China will gradually raise its mandated production quota for new energy vehicles over the next three years, a move that the top industry regulator said would support its ambitious 2025 sales target.

Why it matters: The Corporate Average Fuel Consumption and New Energy Vehicle (CAFC/NEV) credit program is seen as the key policy stimulus from Beijing to drive EV adoption after a years-long subsidy scheme.

  • Also known as the “dual credit policy,” the mandate establishes NEV production quotas for automakers in order to avoid penalties.
  • Beijing late last year raised its annual NEV 2025 sales target to 25% of all new car sales from the original 20% figure.
  • Beijing is also requiring by 2025 an average fuel economy standard of 4 liters per 100 kilometers (58.7 miles per gallon) for passenger vehicles sold in the country.

Details: China on Monday continued to build on its NEV adoption initiative with an updated CAFC/NEV regulatory scheme (in Chinese), including quotas for NEV production over the next three years.
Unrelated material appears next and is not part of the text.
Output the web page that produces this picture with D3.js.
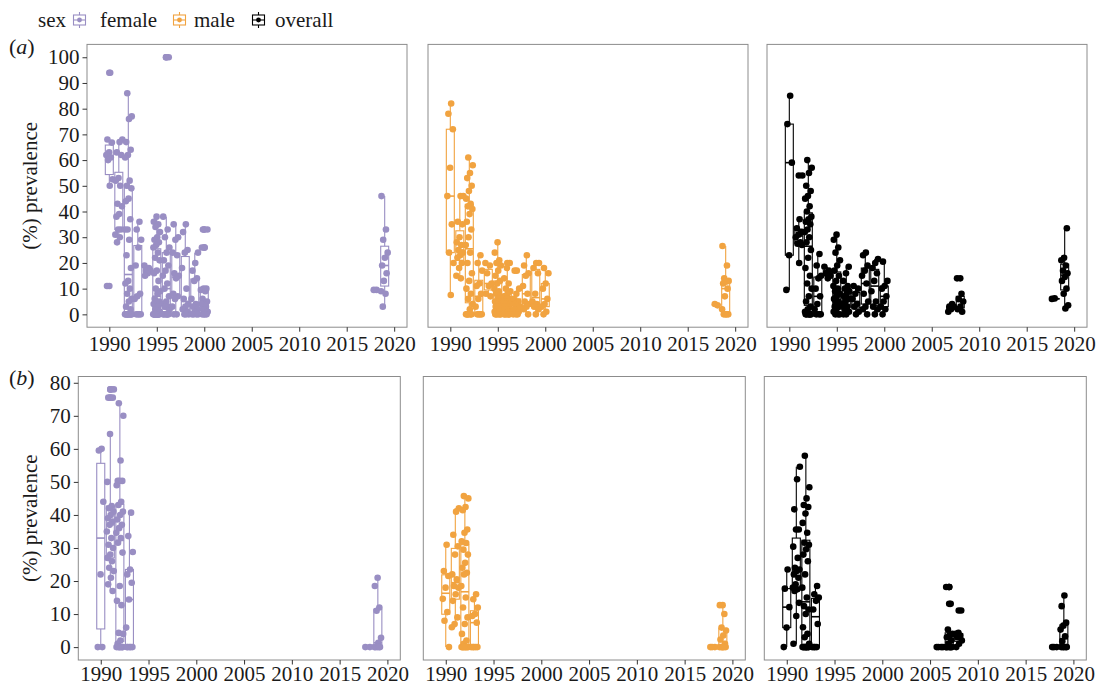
<!DOCTYPE html>
<html>
<head>
<meta charset="utf-8">
<script src="https://cdn.jsdelivr.net/npm/d3@7"></script>
<style>
    body { margin: 0; background: #fff; }
    svg text { font-family: "Liberation Serif", "Times New Roman", serif; fill: #1a1a1a; }
</style>
</head>
<body>
<svg id="chart" width="1097" height="687"></svg>
<script>
// tick labels
const xTicks = [1990, 1995, 2000, 2005, 2010, 2015, 2020];
const yTicksA = [0, 10, 20, 30, 40, 50, 60, 70, 80, 90, 100];
const yTicksB = [0, 10, 20, 30, 40, 50, 60, 70, 80];

const sexes = ["female", "male", "overall"];
const colours = ["#998ec3", "#f1a340", "#000000"];

// (a) prevalence by year
const femaleA = [
    [1990, [94, 68, 66.8, 63, 62, 61, 60, 52.5, 50, 11]],
    [1991, [68, 67, 63, 62, 53, 52, 50, 43, 42, 39, 38, 33, 33, 31, 30, 28]],
    [1992, [86, 77, 76, 67, 64, 62, 61, 52, 50, 49, 45, 44, 37, 33, 33, 29, 23, 18, 13, 12, 10, 8, 6, 5, 3, 2, 0, 0, 0, 0, 0, 0, 0, 0, 0, 0]],
    [1993, [36, 33, 29, 26, 19, 8, 7, 6, 0, 0, 0, 0]],
    [1994, [19, 18, 17, 17, 16, 15]],
    [1995, [38, 36, 35, 34, 32, 30, 29, 28, 27, 26, 24, 22, 21, 17, 16, 13, 10, 9, 8, 6, 5, 5, 4, 3, 2, 1, 0, 0, 0, 0, 0, 0, 0, 0, 0, 0, 0, 0]],
    [1996, [100, 100, 38, 33, 30, 26, 24, 21, 19, 17, 15, 12, 10, 7, 5, 4, 3, 3, 2, 0, 0, 0, 0, 0, 0]],
    [1997, [35, 30, 29, 24, 23, 16, 15, 14, 8, 7, 6, 3, 0, 0]],
    [1998, [35, 32, 25, 24, 18, 10, 6, 4, 3, 2, 1, 0, 0, 0]],
    [1999, [24, 20, 17, 14, 13, 6, 4, 3, 2, 1, 0, 0, 0, 0]],
    [2000, [33, 33, 26, 26, 10, 10, 9.5, 9, 6, 5, 4, 4, 3, 2, 1, 0, 0, 0, 0]],
    [2018, [9.5, 9.5]],
    [2019, [46, 33, 29, 24, 22, 19, 16, 13, 9, 8, 3]]
];
const maleA = [
    [1990, [82, 78, 72, 57, 46, 35, 24, 20, 7.5]],
    [1991, [46, 46, 36, 35, 30, 28, 27, 25, 24, 23, 22, 20, 18, 15, 14]],
    [1992, [61, 58, 55, 53, 50, 48, 45, 43, 42, 41, 39, 36, 33, 30, 27, 24, 20, 16, 13, 10, 8, 6, 4, 2, 0, 0, 0, 0, 0, 0]],
    [1993, [23, 20, 17, 12, 11, 8, 6, 3, 0, 0, 0, 0]],
    [1994, [20, 19, 16, 12, 11, 8, 7]],
    [1995, [28, 24, 21, 20, 19, 17, 15, 13, 12, 10, 9, 8, 7, 6, 5, 5, 4, 4, 3, 3, 2, 2, 1, 1, 0, 0, 0, 0, 0]],
    [1996, [20, 18, 14, 12, 10, 9, 8, 7, 6, 6, 5, 5, 4, 4, 3, 3, 2, 2, 1, 1, 0, 0, 0, 0, 0]],
    [1997, [17, 10, 8, 6, 5, 4, 3, 3, 2, 1, 0, 0, 0]],
    [1998, [23, 19, 16, 15, 11, 8, 5, 4, 3, 2, 0]],
    [1999, [20, 20, 18, 16, 8, 5, 4, 3, 2, 0]],
    [2000, [18, 16, 12, 10, 6, 4, 3, 1, 0]],
    [2018, [3.5, 4]],
    [2019, [26.6, 19, 14, 13, 12.7, 12, 10, 7, 2, 0, 0, 0, 0]]
];
const overallA = [
    [1990, [85, 74, 59, 23, 9.5]],
    [1991, [54, 37, 33.5, 32, 31, 30, 28, 27.5, 27, 20]],
    [1992, [60, 57, 55, 50, 48, 46, 45, 42, 40, 38, 37, 36, 35, 33, 32, 30, 28, 25, 22, 18, 15, 12, 10, 7, 5, 3, 2, 1, 0, 0, 0, 0, 0, 0]],
    [1993, [23.5, 19, 15, 14, 10, 7, 4, 2, 0, 0, 0]],
    [1994, [18.5, 17, 16, 15, 14]],
    [1995, [31, 29, 26, 24, 21, 19, 17, 15, 13, 11, 10, 9, 8, 7, 6, 5, 5, 4, 4, 3, 3, 2, 1, 0, 0, 0]],
    [1996, [18.5, 16, 13, 11, 10, 9, 8, 7, 6, 5, 4, 3, 2, 1, 0, 0]],
    [1997, [11, 10, 8, 6, 4, 3, 1, 0]],
    [1998, [24, 23, 19, 17, 15, 12, 8, 5, 3, 2, 0]],
    [1999, [21.5, 20, 18, 16, 13, 9, 5, 3, 2, 0]],
    [2000, [20.5, 13, 11, 10, 7, 5, 3, 2, 0]],
    [2007, [4, 3, 3, 2, 1]],
    [2008, [14, 8, 6, 5, 3, 2, 1]],
    [2018, [6.2, 6]],
    [2019, [33.5, 22, 21, 19, 17, 16, 14.5, 13, 10, 8, 3.5, 2.3]]
];

// (b)
const femaleB = [
    [1990, [60, 59.5, 44, 22, 0, 0]],
    [1991, [78, 78, 75.5, 75.5, 64.5, 50, 42.7, 42, 41, 40, 39, 38, 37, 35, 33, 31, 30, 28, 27, 26, 24, 23, 21, 19, 17]],
    [1992, [73.8, 70, 56.5, 50.3, 50.3, 50.3, 49, 44, 43, 41, 40, 38.6, 37, 36, 34.6, 33, 31.6, 28.6, 18.5, 14, 12.7, 4.3, 4, 2, 1, 0, 0, 0, 0, 0, 0, 0]],
    [1993, [40.7, 33.6, 28.8, 23.5, 22, 19.5, 14.4, 5.9, 0, 0, 0, 0, 0]],
    [2018, [0, 0]],
    [2019, [21, 18.5, 12, 11, 2.8, 1.3, 0, 0, 0, 0, 0]]
];
const maleB = [
    [1990, [31, 23, 21.5, 18, 14.6, 10.6, 8, 0]],
    [1991, [42, 41, 34, 30.5, 28, 22, 20.5, 18.5, 18, 16, 14, 9, 7, 6]],
    [1992, [45.7, 45, 42.4, 41.4, 35.6, 34.6, 32, 31.5, 29.5, 28, 25.5, 24, 22.5, 22, 18.5, 15, 12, 9, 7, 4, 2, 1, 0, 0, 0, 0, 0, 0, 0, 0]],
    [1993, [16, 14.5, 12, 10, 9.4, 7.4, 0, 0, 0, 0, 0]],
    [2018, [0, 0, 0]],
    [2019, [12.7, 12.7, 10, 5.9, 5, 3.5, 2.3, 1, 0, 0, 0, 0, 0, 0]]
];
const overallB = [
    [1990, [23.5, 17.7, 12.1, 5.9, 0]],
    [1991, [54.6, 50.8, 41.7, 35.6, 35.6, 30.4, 27, 24, 23.5, 23, 22, 21, 19, 18, 17.5, 17, 13.4, 9.4, 1]],
    [1992, [57.9, 48.4, 45, 43, 42.4, 40.4, 37.6, 34.6, 31.6, 31, 29.6, 28, 26, 22, 18, 15, 12.4, 11.4, 10, 6, 4, 3, 1, 0, 0, 0, 0, 0, 0, 0, 0, 0]],
    [1993, [18.5, 16, 15, 14, 11.4, 7, 0, 0, 0, 0]],
    [2006, [0, 0, 0, 0]],
    [2007, [18.2, 18.2, 13.1, 5.3, 4, 3.5, 3, 2, 1, 0, 0, 0, 0, 0, 0, 0]],
    [2008, [11.1, 4.3, 4, 3.5, 3, 2, 1, 0]],
    [2018, [0, 0, 0]],
    [2019, [15.6, 12.4, 7.4, 6.5, 5.3, 3.3, 1.8, 0, 0, 0, 0, 0]]
];

const rows = [
    { tag: "a", top: 44.4, height: 282.8, width: 320, lefts: [87, 428, 767], yDomain: [-5, 105], yTicks: yTicksA,
      pad: 4, series: [femaleA, maleA, overallA] },
    { tag: "b", top: 376.5, height: 283.5, width: 322, lefts: [78.3, 423.3, 764.3], yDomain: [-3.9, 81.9], yTicks: yTicksB,
      pad: 2, series: [femaleB, maleB, overallB] }
];

const svg = d3.select("#chart");
const boxHalf = 0.42;
const jitterWidth = 0.38;
const radius = 3.3;

function boxStats(vals) {
    let s = vals.slice().sort(d3.ascending);
    let q1 = d3.quantile(s, 0.25), med = d3.quantile(s, 0.5), q3 = d3.quantile(s, 0.75);
    let iqr = q3 - q1;
    let inside = s.filter(v => v >= q1 - 1.5 * iqr && v <= q3 + 1.5 * iqr);
    return {
        q1: q1, med: med, q3: q3,
        lo: d3.min(inside), hi: d3.max(inside),
        out: s.filter(v => v < q1 - 1.5 * iqr || v > q3 + 1.5 * iqr)
    };
}

rows.forEach(function (row, r) {
    let y = d3.scaleLinear().domain(row.yDomain).range([row.top + row.height, row.top]);

    row.series.forEach(function (groups, c) {
        let left = row.lefts[c];
        let colour = colours[c];
        let x = d3.scaleLinear().domain([1987.65, 2021.35]).range([left, left + row.width]);

        let g = svg.append("g");

        // boxes first
        let boxes = g.append("g");
        groups.forEach(function (grp) {
            let yr = grp[0], st = boxStats(grp[1]);
            boxes.append("line")
                .attr("x1", x(yr)).attr("x2", x(yr))
                .attr("y1", y(st.hi)).attr("y2", y(st.q3))
                .attr("stroke", colour).attr("stroke-width", 1.1);
            boxes.append("line")
                .attr("x1", x(yr)).attr("x2", x(yr))
                .attr("y1", y(st.q1)).attr("y2", y(st.lo))
                .attr("stroke", colour).attr("stroke-width", 1.1);
            boxes.append("rect")
                .attr("x", x(yr - boxHalf))
                .attr("width", x(yr + boxHalf) - x(yr - boxHalf))
                .attr("y", y(st.q3))
                .attr("height", Math.max(0.5, y(st.q1) - y(st.q3)))
                .attr("fill", "#fff")
                .attr("stroke", colour).attr("stroke-width", 1.1);
            boxes.append("line")
                .attr("x1", x(yr - boxHalf)).attr("x2", x(yr + boxHalf))
                .attr("y1", y(st.med)).attr("y2", y(st.med))
                .attr("stroke", colour).attr("stroke-width", 1.6);
            boxes.selectAll(null)
                .data(st.out)
                .enter().append("circle")
                .attr("cx", x(yr))
                .attr("cy", d => y(d))
                .attr("r", radius)
                .attr("fill", colour);
        });

        // jittered points
        let pts = g.append("g");
        groups.forEach(function (grp, gi) {
            pts.selectAll(null)
                .data(grp[1])
                .enter().append("circle")
                .attr("cx", function (d, i) {
                    let off = (((i + 1) * 0.618034 + gi * 0.37) % 1 - 0.5) * 2 * jitterWidth;
                    return x(grp[0] + off);
                })
                .attr("cy", d => y(d))
                .attr("r", radius)
                .attr("fill", colour);
        });

        // panel border
        svg.append("rect")
            .attr("x", left).attr("y", row.top)
            .attr("width", row.width).attr("height", row.height)
            .attr("fill", "none")
            .attr("stroke", "#8c8c8c").attr("stroke-width", 1);

        // x axis
        let xAxis = svg.append("g")
            .attr("transform", "translate(0," + (row.top + row.height) + ")")
            .call(d3.axisBottom(x).tickValues(xTicks).tickFormat(d3.format("d")).tickSize(4.5).tickPadding(row.pad));
        xAxis.select(".domain").remove();
        xAxis.selectAll("line").attr("stroke", "#333");
        xAxis.selectAll("text").attr("font-size", 21).attr("fill", "#1a1a1a");

        if (c === 0) {
            let yAxis = svg.append("g")
                .attr("transform", "translate(" + left + ",0)")
                .call(d3.axisLeft(y).tickValues(row.yTicks).tickSize(4.5).tickPadding(3));
            yAxis.select(".domain").remove();
            yAxis.selectAll("line").attr("stroke", "#333");
            yAxis.selectAll("text").attr("font-size", 21).attr("fill", "#1a1a1a");

            svg.append("text")
                .attr("transform", "translate(37," + (row.top + row.height / 2) + ") rotate(-90)")
                .attr("text-anchor", "middle")
                .attr("font-size", 21)
                .text("(%) prevalence");

            let tag = svg.append("text")
                .attr("x", 9)
                .attr("y", row.top + (r === 0 ? 10 : 8))
                .attr("font-size", 22);
            tag.append("tspan").text("(");
            tag.append("tspan").attr("font-style", "italic").text(row.tag);
            tag.append("tspan").text(")");
        }
    });
});

// legend
let legend = svg.append("g");
legend.append("text").attr("x", 38).attr("y", 27).attr("font-size", 21).text("sex");
let keyX = [79.5, 179.5, 258.5];
let labX = [100, 194, 275];
sexes.forEach(function (s, i) {
    let k = legend.append("g").attr("transform", "translate(" + keyX[i] + ",20)");
    k.append("line").attr("x1", 0).attr("x2", 0).attr("y1", -8).attr("y2", 8)
        .attr("stroke", colours[i]).attr("stroke-width", 1.1);
    k.append("rect").attr("x", -6).attr("y", -5).attr("width", 12).attr("height", 10)
        .attr("fill", "#fff").attr("stroke", colours[i]).attr("stroke-width", 1.1);
    k.append("line").attr("x1", -6).attr("x2", 6).attr("y1", 0).attr("y2", 0)
        .attr("stroke", colours[i]).attr("stroke-width", 1.1);
    k.append("circle").attr("r", 2.4).attr("fill", colours[i]);
    legend.append("text").attr("x", labX[i]).attr("y", 27).attr("font-size", 21).text(s);
});
</script>
</body>
</html>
  • Traditional car manufacturers in China are required to achieve NEV credits by meeting production quotas which increase each year: 14% of total car production in 2021, 16% in 2022, and 18% in 2023. The policy will start on Jan. 1, 2021.
  • This means, for example, a carmaker with annual production of 1 million units must earn 140,000 NEV credits for the next year. Each NEV it produces is assigned a specific number of credits depending on driving range and energy economy levels.
  • An earlier version of the rule required automakers to achieve NEV credits of 10% in 2019 and 12% in 2020. Bloomberg analyst Colin McKerracher estimated that 12% NEV credits is equal to about 4% to 5% of a company’s total car sales annually.
  • The new policy also lowers the NEV credit per vehicle by adjusting coefficients to guard against a potential NEV credit glut, brought about by rapid acceleration in driving range over the years, the Ministry of Industry and Information Technology (MIIT) said on Monday.  

Context: Automakers in China produced 9.93 million NEV credits vs 2.91 million CAFC deficits in 2018, according to a report (in Chinese) by think tank Innovation Center for Energy and Transportation (ICET) earlier this year.

  • To avoid government penalties, automakers unable to hit their targets were forced to purchase credits from those with surplus NEV credits to offset their CAFC credit deficits.
  • However, an excess of credits meant that its value fell to only “several hundred RMB” each, according to a Caixin report (in Chinese) citing persons with knowledge of the matter.
  • China in 2019 reported its first-ever annual decrease in clean energy vehicle sales. A total of 1.2 million NEVs, namely all-electrics, plug-in hybrids, and fuel cell vehicles, were sold in 2019, a 4% decline compared with a year earlier.
  • Meanwhile, the world’s biggest auto market fell 8.2% year on year with a total of 25.8 million vehicles sold in 2019, according to figures from the China Association of Automobile Manufacturers.